US-Iran Tensions Push Oil Prices and Rate Hike Expectations Higher, Gold Turns Lower
Miles Bennett
Oil jumped nearly 3% after the U.S. launched fresh strikes on Iran, pushing the implied probability of a September Fed rate hike past 67%. Spot gold slipped to $4,100.32 an ounce — rising rate expectations are squeezing the metal's appeal.
What happened between the U.S. and Iran?
The U.S. military launched a new wave of strikes on Iran on Tuesday and revoked licenses allowing Iranian oil sales.
Three oil tankers had already been attacked in the Strait of Hormuz, putting an already fragile ceasefire under further strain.
This means → the most critical oil-transit chokepoint in the Middle East faces a direct threat, sharply raising supply uncertainty.
Oil surged — so why did gold fall?
U.S. crude jumped nearly 3% in early trading; the dollar climbed to its weekly high — both strengthened in tandem.
The oil rally reignited inflation fears. The CME FedWatch tool showed the probability of a September rate hike rising from about 57% to over 67%.
In plain terms = gold pays no interest. The higher rates go, the greater the "opportunity cost" of holding it — so money tends to flow out of gold.
Spot gold fell 0.1% to $4,100.32; August futures dropped 1.1% to $4,112.50.
What comes next from the Fed?
Markets are waiting for the minutes of the June 16–17 FOMC meeting, due Wednesday.

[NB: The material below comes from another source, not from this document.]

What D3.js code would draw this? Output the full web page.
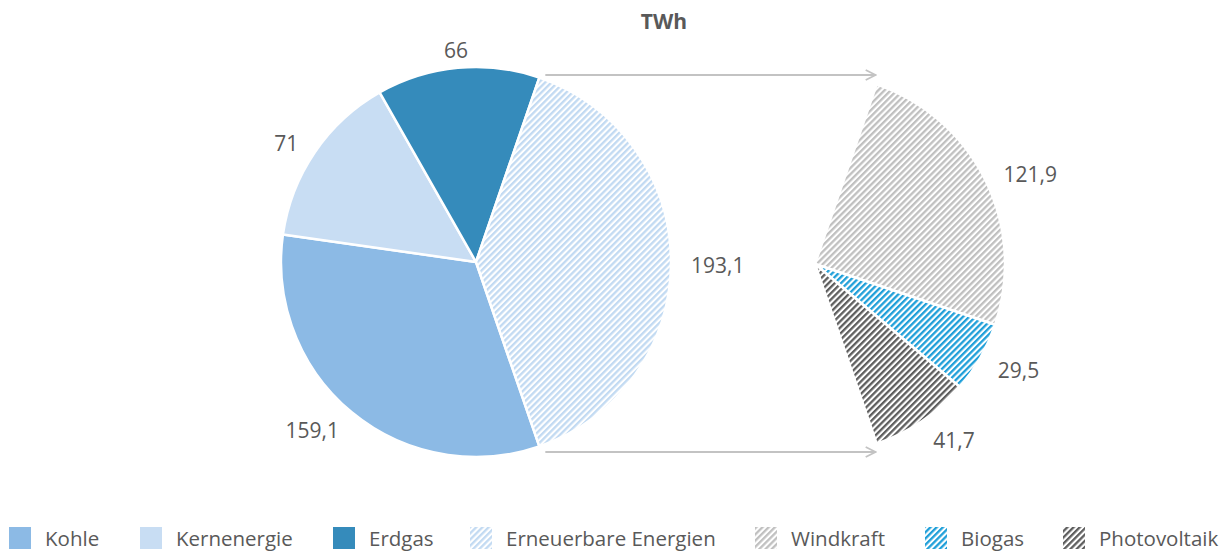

They may shed light on the rate path under new Chair Kevin Warsh.
A Tuesday report from the New York Fed showed U.S. consumers' near-term inflation concerns intensified in June, reinforcing expectations that rates stay elevated.
This means → if the minutes strike a hawkish tone, gold faces further short-term downside.
What are China and Hong Kong doing in the gold market?
The PBOC's June gold-reserve increase was the largest single-month addition in two and a half years — yet gold still fell on the day.
This reflects a long-term strategic allocation; central-bank buying alone cannot offset the selling pressure from rising rate expectations in the short run.
Hong Kong formally launched a gold central clearing system, restarted USD-denominated gold futures, and is studying a yuan-denominated gold futures contract — aiming to position itself as a regional precious-metals hub.
How did other precious metals fare, and what are the key variables ahead?
Silver fell 0.3% to $59.82/oz, platinum dropped 1.2% to $1,620.38, and palladium slid 1.6% to $1,256.25 — the sector weakened across the board.
In plain terms = rising rate expectations weigh not just on gold but on every non-yielding asset.
The key variables ahead: whether U.S.–Iran tensions escalate further and the tone of the FOMC minutes — these two threads will shape gold's near-term direction.
Content is for reference only, not financial advice.